A concise history of the Abbotsford Convent

I went again for a walk to the Convent today and wandered for the first time in the main gardens. The parents of the Steiner primary school were out in force again forging a garden around the school building. This evening, I found a nice little summary of the Convent’s history in a 2003 Sydney Morning Herald article. It talks of the pictured English Oak, thought to have been planted (if I read the article right) by Edward Curr, the owner of St Hellier’s cottage in the 1850s. The article says, in part:

“This self-sufficient community occupied a series of beautiful Gothic buildings set on a rise amid gardens and paddocks on the Yarra. There was a vast French medieval-style convent, a bluestone church, school, orphanage, re-education centre, large commercial laundry, massive basement stores, a bakery, kitchen and working farm with stables, piggeries, dairy and chicken coops. On the far side of the river, the wooded cliffs of Studley Park created a bush backdrop, adding to the air of remote tranquillity.
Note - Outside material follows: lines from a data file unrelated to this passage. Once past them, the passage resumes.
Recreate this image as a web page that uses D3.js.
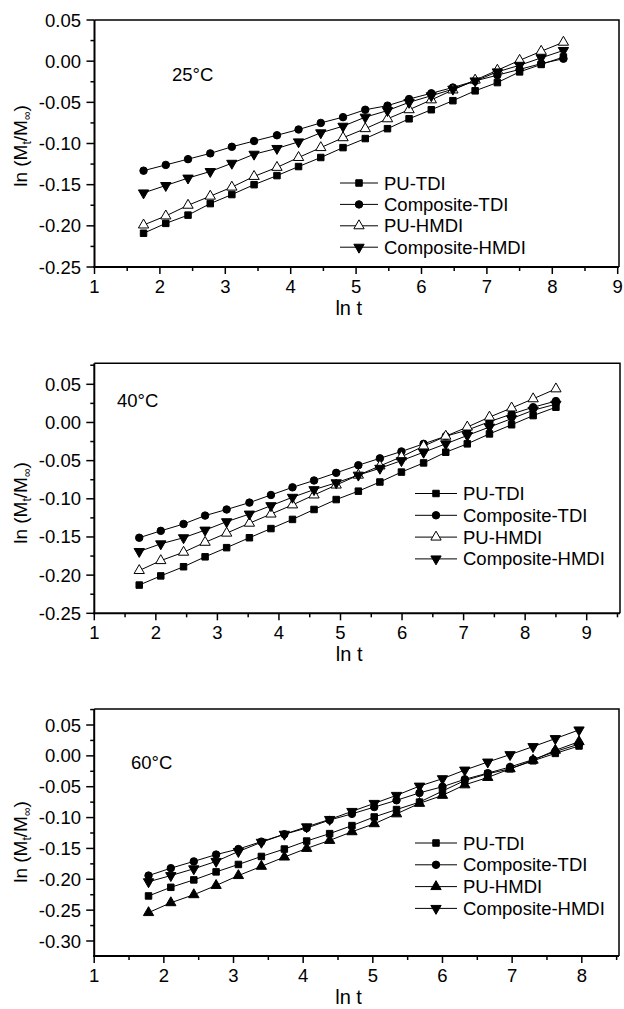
<!DOCTYPE html>
<html>
<head>
<meta charset="utf-8">
<script src="https://cdn.jsdelivr.net/npm/d3@7/dist/d3.min.js"></script>
<style>
  body { margin: 0; background: #fff; }
  text { font-family: "Liberation Sans", Arial, sans-serif; fill: #000; }
</style>
</head>
<body>
<svg id="canvas" width="624" height="1009"></svg>
<script>
// series names and legend order
const seriesNames = ["PU-TDI", "Composite-TDI", "PU-HMDI", "Composite-HMDI"];

// 25°C
const lnT25 = [1.75, 2.09, 2.43, 2.77, 3.10, 3.44, 3.79, 4.12, 4.46, 4.80, 5.14, 5.48, 5.81, 6.15, 6.48, 6.82, 7.16, 7.50, 7.83, 8.17];
const puTdi25 = [-0.209, -0.197, -0.187, -0.173, -0.162, -0.150, -0.139, -0.128, -0.117, -0.105, -0.094, -0.082, -0.070, -0.059, -0.048, -0.036, -0.026, -0.013, -0.004, 0.005];
const compTdi25 = [-0.133, -0.126, -0.119, -0.112, -0.104, -0.097, -0.090, -0.083, -0.075, -0.068, -0.059, -0.054, -0.046, -0.039, -0.032, -0.024, -0.017, -0.010, -0.003, 0.003];
const puHmdi25 = [-0.199, -0.188, -0.175, -0.164, -0.153, -0.140, -0.129, -0.117, -0.105, -0.093, -0.082, -0.070, -0.059, -0.047, -0.035, -0.023, -0.011, 0.001, 0.012, 0.023];
const compHmdi25 = [-0.160, -0.151, -0.142, -0.134, -0.124, -0.113, -0.106, -0.098, -0.087, -0.079, -0.068, -0.060, -0.050, -0.042, -0.034, -0.024, -0.013, -0.005, 0.004, 0.013];

// 40°C
const lnT40 = [1.73, 2.08, 2.45, 2.80, 3.15, 3.52, 3.87, 4.22, 4.57, 4.93, 5.29, 5.64, 5.99, 6.35, 6.71, 7.06, 7.42, 7.78, 8.13, 8.50];
const puTdi40 = [-0.213, -0.201, -0.189, -0.176, -0.164, -0.151, -0.139, -0.127, -0.114, -0.101, -0.090, -0.078, -0.065, -0.053, -0.039, -0.028, -0.015, -0.003, 0.009, 0.020];
const compTdi40 = [-0.151, -0.142, -0.133, -0.122, -0.114, -0.105, -0.095, -0.085, -0.076, -0.066, -0.056, -0.047, -0.038, -0.028, -0.018, -0.010, 0.001, 0.011, 0.020, 0.028];
const puHmdi40 = [-0.194, -0.181, -0.170, -0.157, -0.145, -0.132, -0.120, -0.108, -0.095, -0.082, -0.069, -0.057, -0.045, -0.031, -0.018, -0.006, 0.007, 0.019, 0.031, 0.044];
const compHmdi40 = [-0.169, -0.159, -0.151, -0.141, -0.130, -0.120, -0.109, -0.098, -0.088, -0.079, -0.069, -0.060, -0.050, -0.039, -0.028, -0.017, -0.006, 0.005, 0.016, 0.024];

// 60°C
const lnT60 = [1.78, 2.10, 2.43, 2.75, 3.07, 3.40, 3.73, 4.05, 4.38, 4.70, 5.02, 5.34, 5.67, 6.00, 6.32, 6.65, 6.97, 7.30, 7.62, 7.96];
const puTdi60 = [-0.227, -0.213, -0.201, -0.188, -0.176, -0.163, -0.151, -0.138, -0.126, -0.113, -0.099, -0.087, -0.075, -0.057, -0.040, -0.029, -0.021, -0.008, 0.004, 0.016];
const compTdi60 = [-0.194, -0.182, -0.171, -0.160, -0.151, -0.139, -0.127, -0.117, -0.104, -0.094, -0.083, -0.072, -0.060, -0.050, -0.038, -0.028, -0.018, -0.006, 0.007, 0.019];
const puHmdi60 = [-0.254, -0.238, -0.225, -0.210, -0.194, -0.179, -0.164, -0.150, -0.137, -0.123, -0.110, -0.094, -0.077, -0.064, -0.047, -0.035, -0.021, -0.007, 0.009, 0.023];
const compHmdi60 = [-0.204, -0.194, -0.183, -0.171, -0.155, -0.140, -0.127, -0.115, -0.103, -0.090, -0.077, -0.064, -0.049, -0.037, -0.023, -0.010, 0.002, 0.015, 0.028, 0.042];

// tick labels
const xTicks25 = [1, 2, 3, 4, 5, 6, 7, 8, 9];
const xTicks40 = [1, 2, 3, 4, 5, 6, 7, 8, 9];
const xTicks60 = [1, 2, 3, 4, 5, 6, 7, 8];
const yTicks25 = [-0.25, -0.20, -0.15, -0.10, -0.05, 0.00, 0.05];
const yTicks40 = [-0.25, -0.20, -0.15, -0.10, -0.05, 0.00, 0.05];
const yTicks60 = [-0.30, -0.25, -0.20, -0.15, -0.10, -0.05, 0.00, 0.05];

let canvas = d3.select("#canvas");

const symbolSquare = d3.symbol().type(d3.symbolSquare).size(42);
const symbolCircle = d3.symbol().type(d3.symbolCircle).size(44);
const symbolTri = d3.symbol().type(d3.symbolTriangle).size(46);

// marker style per series; openTri = hollow up-triangle
const markerFor = (idx, openTri) => {
  if (idx == 0) return { path: symbolSquare(), rot: 0, fill: "#000" };
  if (idx == 1) return { path: symbolCircle(), rot: 0, fill: "#000" };
  if (idx == 2) return { path: symbolTri(), rot: 0, fill: openTri ? "#fff" : "#000" };
  return { path: symbolTri(), rot: 180, fill: "#000" };
};

const panels = [
  {
    label: "25°C", labelX: 172, labelY: 81,
    x: lnT25, ys: [puTdi25, compTdi25, puHmdi25, compHmdi25],
    xDomain: [1, 9], xRange: [94.5, 617.7], right: 619,
    yDomain: [-0.25, 0.05], yRange: [267, 20],
    xTicks: xTicks25, yTicks: yTicks25, openTri: true,
    legendX: 340, legendW: 38, legendY: 183, legendStep: 21.4,
    yTitleY: 146
  },
  {
    label: "40°C", labelX: 117, labelY: 407,
    x: lnT40, ys: [puTdi40, compTdi40, puHmdi40, compHmdi40],
    xDomain: [1, 9], xRange: [94.3, 586.7], right: 620,
    yDomain: [-0.25, 0.05], yRange: [613.3, 384.3], top: 363.3,
    xTicks: xTicks40, yTicks: yTicks40, openTri: true,
    legendX: 415, legendW: 42, legendY: 493.5, legendStep: 21.8,
    yTitleY: 503
  },
  {
    label: "60°C", labelX: 131, labelY: 769,
    x: lnT60, ys: [puTdi60, compTdi60, puHmdi60, compHmdi60],
    xDomain: [1, 8], xRange: [94.2, 581.8], right: 619,
    yDomain: [-0.30, 0.05], yRange: [941, 725], top: 709, bottom: 956,
    xTicks: xTicks60, yTicks: yTicks60, openTri: false,
    legendX: 415, legendW: 42, legendY: 843, legendStep: 21.8,
    yTitleY: 842
  }
];

const fmt = (d) => (Math.abs(d) < 1e-9 ? 0 : d).toFixed(2);

panels.forEach((p) => {
  const x = d3.scaleLinear().domain(p.xDomain).range(p.xRange);
  const y = d3.scaleLinear().domain(p.yDomain).range(p.yRange);
  const left = x(p.xDomain[0]);
  const top = p.top != null ? p.top : y(p.yDomain[1]);
  const bottom = p.bottom != null ? p.bottom : y(p.yDomain[0]);
  const xMax = x.invert(p.right);
  const yMin = y.invert(bottom);
  const yMax = y.invert(top);

  let g = canvas.append("g");

  // frame (top + right)
  g.append("path")
    .attr("d", `M${left},${top}H${p.right}V${bottom}`)
    .attr("fill", "none")
    .attr("stroke", "#000")
    .attr("stroke-width", 1.5);

  // minor ticks
  const xMinor = d3.range(p.xDomain[0] + 0.5, xMax + 1e-6, 1);
  const yMinor = d3.range(-0.375, yMax + 1e-6, 0.05).filter((v) => v > yMin);
  g.selectAll(".xminor").data(xMinor).enter().append("line")
    .attr("x1", (d) => x(d)).attr("x2", (d) => x(d))
    .attr("y1", bottom).attr("y2", bottom + 4)
    .attr("stroke", "#000").attr("stroke-width", 1.5);
  g.selectAll(".yminor").data(yMinor).enter().append("line")
    .attr("y1", (d) => y(d)).attr("y2", (d) => y(d))
    .attr("x1", left).attr("x2", left - 4)
    .attr("stroke", "#000").attr("stroke-width", 1.5);

  // major ticks + labels
  g.selectAll(".xmajor").data(p.xTicks).enter().append("line")
    .attr("x1", (d) => x(d)).attr("x2", (d) => x(d))
    .attr("y1", bottom).attr("y2", bottom + 7)
    .attr("stroke", "#000").attr("stroke-width", 1.5);
  g.selectAll(".xlab").data(p.xTicks).enter().append("text")
    .attr("x", (d) => x(d)).attr("y", bottom + 26)
    .attr("text-anchor", "middle")
    .style("font-size", "18.5px")
    .text((d) => d);
  g.selectAll(".ymajor").data(p.yTicks).enter().append("line")
    .attr("y1", (d) => y(d)).attr("y2", (d) => y(d))
    .attr("x1", left).attr("x2", left - 8)
    .attr("stroke", "#000").attr("stroke-width", 1.5);
  g.selectAll(".ylab").data(p.yTicks).enter().append("text")
    .attr("x", 81).attr("y", (d) => y(d) + 6.5)
    .attr("text-anchor", "end")
    .style("font-size", "18.5px")
    .text(fmt);

  // axis lines
  g.append("line").attr("x1", left).attr("x2", left).attr("y1", top).attr("y2", bottom + 1)
    .attr("stroke", "#000").attr("stroke-width", 2);
  g.append("line").attr("x1", left - 1).attr("x2", p.right).attr("y1", bottom).attr("y2", bottom)
    .attr("stroke", "#000").attr("stroke-width", 2);

  // axis titles
  g.append("text")
    .attr("x", (left + p.right) / 2 - 8).attr("y", bottom + 48)
    .attr("text-anchor", "middle")
    .style("font-size", "20px")
    .text("ln t");

  const yt = g.append("text")
    .attr("transform", `translate(27,${p.yTitleY}) rotate(-90)`)
    .attr("text-anchor", "middle")
    .style("font-size", "19px");
  yt.append("tspan").text("ln (M");
  yt.append("tspan").attr("dy", 4).style("font-size", "12px").text("t");
  yt.append("tspan").attr("dy", -4).text("/M");
  yt.append("tspan").attr("dy", 4).style("font-size", "12px").text("∞");
  yt.append("tspan").attr("dy", -4).text(")");

  // temperature label
  g.append("text")
    .attr("x", p.labelX).attr("y", p.labelY)
    .style("font-size", "18.5px")
    .text(p.label);

  // series
  const line = d3.line().x((d) => x(d[0])).y((d) => y(d[1]));
  p.ys.forEach((vals, idx) => {
    const pts = p.x.map((v, i) => [v, vals[i]]);
    g.append("path")
      .attr("d", line(pts))
      .attr("fill", "none")
      .attr("stroke", "#000")
      .attr("stroke-width", 1);
    const m = markerFor(idx, p.openTri);
    g.selectAll(".pt" + idx).data(pts).enter().append("path")
      .attr("d", m.path)
      .attr("transform", (d) => `translate(${x(d[0])},${y(d[1])}) rotate(${m.rot})`)
      .attr("fill", m.fill)
      .attr("stroke", "#000")
      .attr("stroke-width", 1);
  });

  // legend
  seriesNames.forEach((name, idx) => {
    const ly = p.legendY + idx * p.legendStep;
    g.append("line")
      .attr("x1", p.legendX).attr("x2", p.legendX + p.legendW)
      .attr("y1", ly).attr("y2", ly)
      .attr("stroke", "#000").attr("stroke-width", 1);
    const m = markerFor(idx, p.openTri);
    g.append("path")
      .attr("d", m.path)
      .attr("transform", `translate(${p.legendX + p.legendW / 2},${ly}) rotate(${m.rot})`)
      .attr("fill", m.fill)
      .attr("stroke", "#000")
      .attr("stroke-width", 1);
    g.append("text")
      .attr("x", p.legendX + p.legendW + 6).attr("y", ly + 6.5)
      .style("font-size", "18.5px")
      .text(name);
  });
});
</script>
</body>
</html>
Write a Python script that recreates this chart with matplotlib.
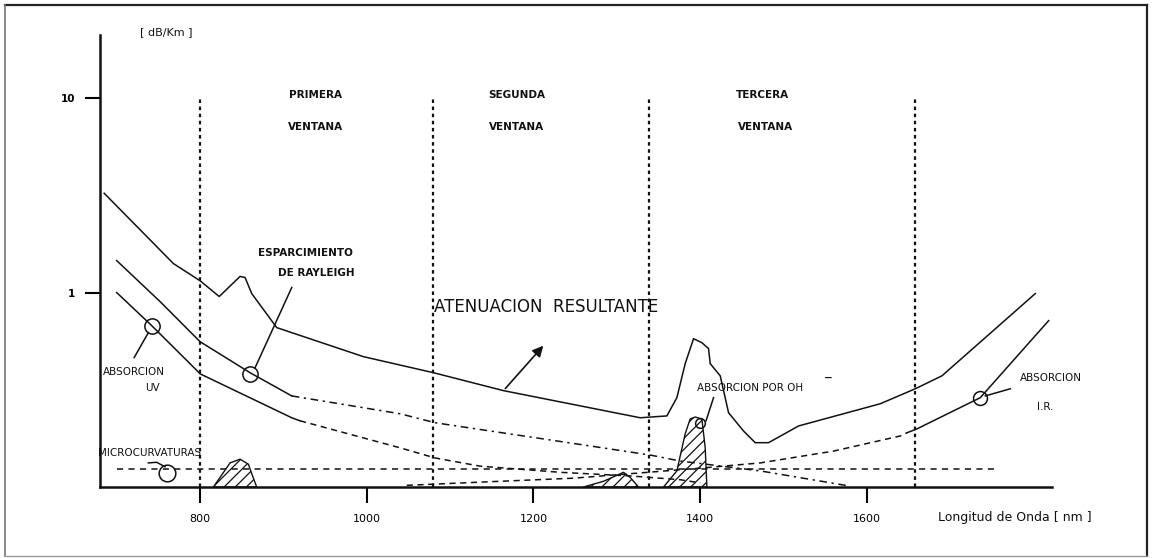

The Order of the Good Shepherd Sisters was founded in France in 1835 by St Mary Euphrasia Pelletier to care for women in need. It combined this role with a monastic life of prayer that was not to change until the evolution in religious life that took place after the Second Vatican Council in the 1960s.

In 1860s Victoria, the gold rushes created a huge disruption in family life. Women, deserted when their husbands went to the diggings, often turned to prostitution to support themselves and their children. A concerned Catholic archbishop of Melbourne, James Goold, invited the Good Shepherd Sisters to Melbourne. They arrived in June 1863 in their white serge habits and black veils and, borrowing the archbishop’s carriage, went hunting for a house.”